Credit-card rewards war crimps bank profits

rewards

 

Bloomberg

A rewards war that’s helped U.S. credit-card customers amass points for perks or cash proved costly in the latest quarter for some of the nation’s biggest banks. That may signal fresh pain at American Express Co.
Issuers have sweetened rewards, cut fees and sought to improve services to lure customers, making it tougher to grow profits. In the past week, three of the biggest lenders — Citigroup Inc., JPMorgan Chase & Co. and Bank of America Corp. — said combined income from card operations dropped 15 percent to $3.1 billion in the third quarter from a year earlier. At the same time, expenses in their consumer-bank units rose 1 percent to $15.3 billion.
AmEx, the largest U.S. credit-card issuer by purchases, is set to report third-quarter results after the close of New York trading on Wednesday. Analysts estimate earnings per share fell 23 percent as revenue slipped to $7.7 billion from $8.2 billion a year earlier and expenses climbed.
The lender is also grappling with the loss of its largest co-brand partner, Costco Wholesale Corp., which once accounted for 20 percent of its worldwide loans and 8 percent of customer spending.
Credit-card results at major banks were probably “a negative for AmEx,” Moshe Orenbuch, an analyst at Credit Suisse Group AG, wrote in a note to clients.

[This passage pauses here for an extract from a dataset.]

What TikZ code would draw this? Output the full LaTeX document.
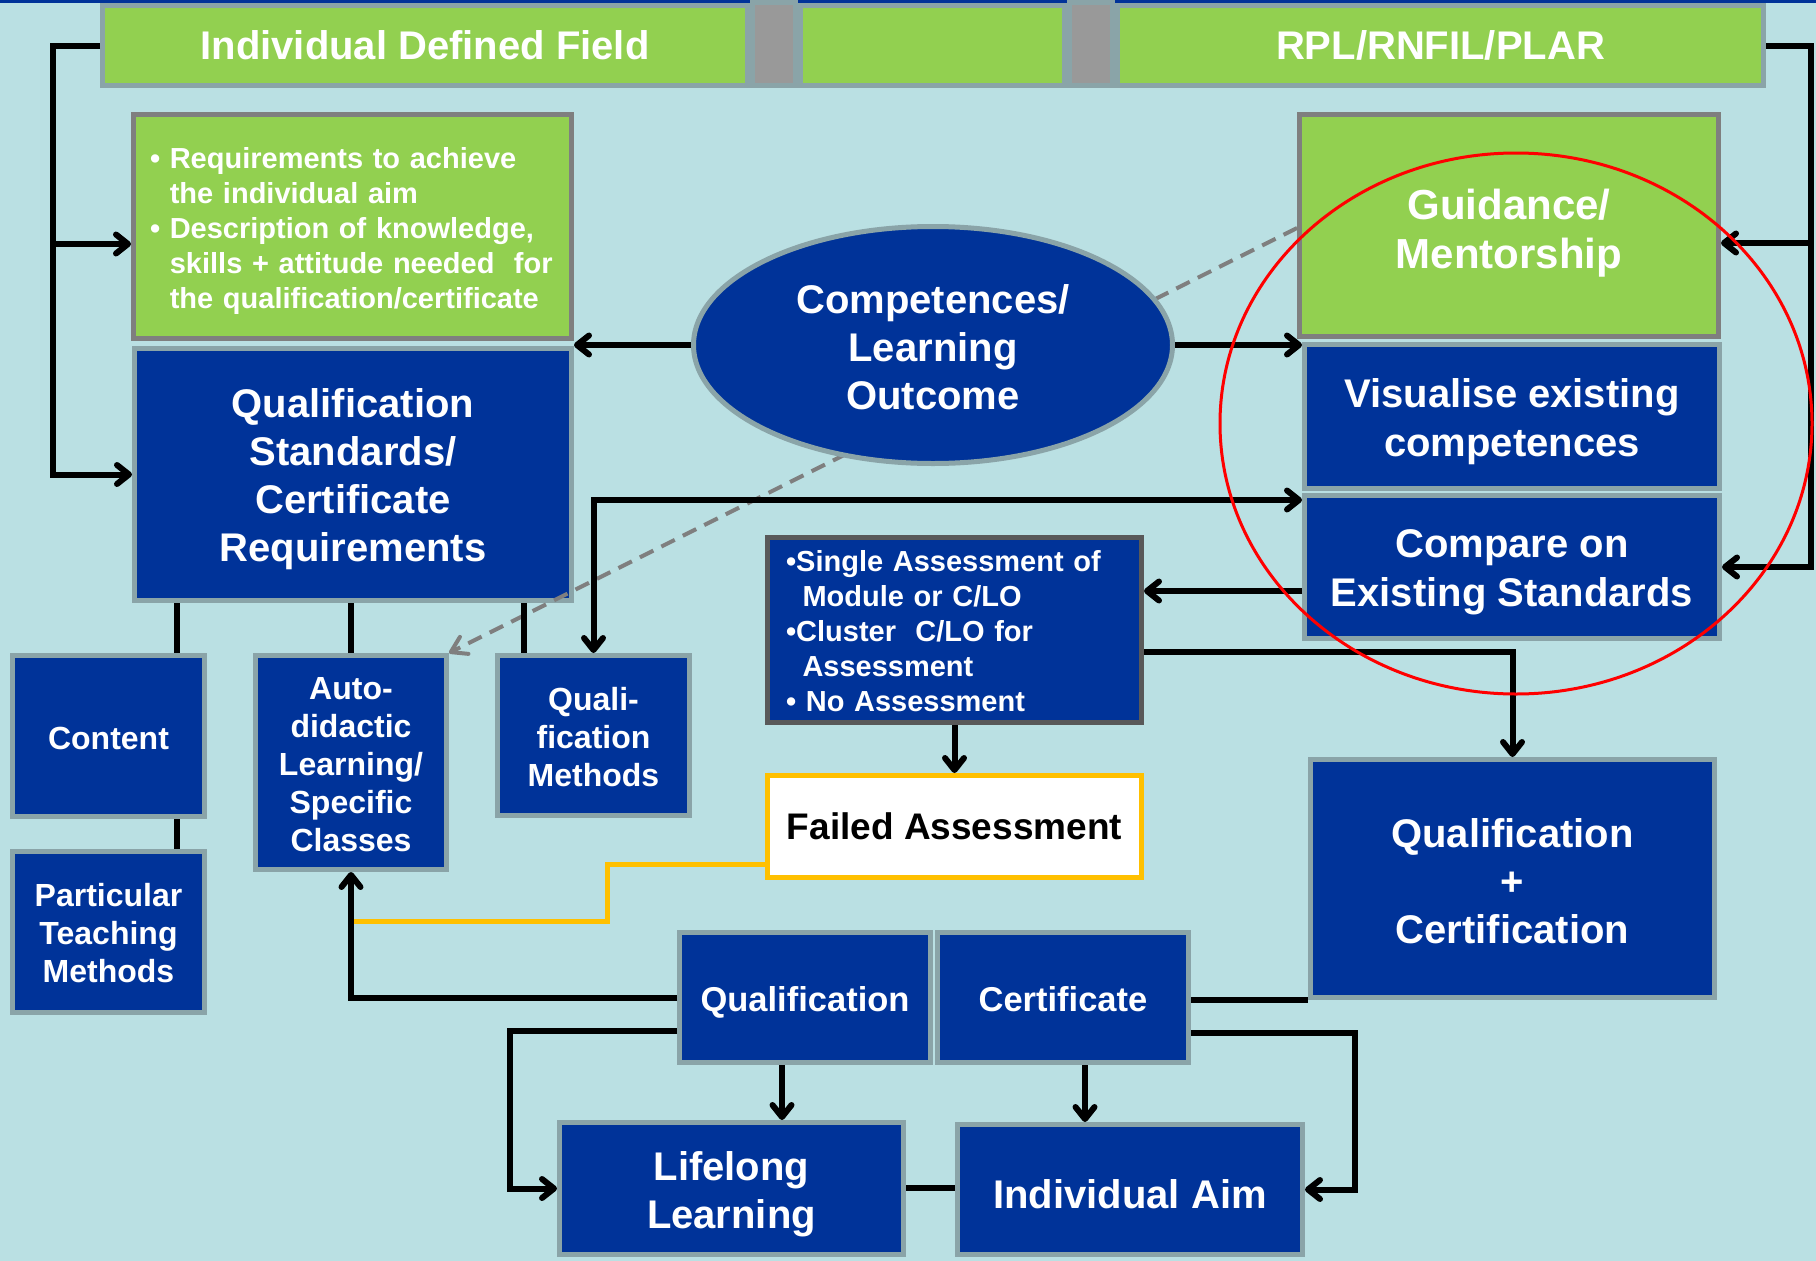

JPMorgan and Citigroup probably gained some market share, he said. And a popular new JPMorgan card likely helped partner Visa Inc., he said.
Bank of America said that it issued 1.3 million new consumer credit cards during the third quarter, the most since 2008.
The lender has stood by its rewards program because it helps drive deposit growth. At Citigroup, reward-hungry customers helped propel growth for some of its new cards.
JPMorgan saw a 35 percent jump in new card accounts, which was driven in part by its Sapphire Reserve Visa, Chief Financial Officer Marianne Lake said Friday. The card, which debuted in September, features a 100,000-point sign-up bonus, triple points on travel and dining, airport lounge memberships, and credits that help offset its $450 annual fee. The bank got so many applications that it ran out of metal for the cards after about a week.
“The good news is volumes are going up, the bad news is the cost associated with volumes are going up along with it,” said Jeff Harte, an analyst at Sandler O’Neill & Partners, of the card industry.

“The key to it is, are these rewards programs things that will differentiate their cards enough from the rest of the industry to drive better loan growth? The big issue with that is everybody’s trying to push their rewards programs.”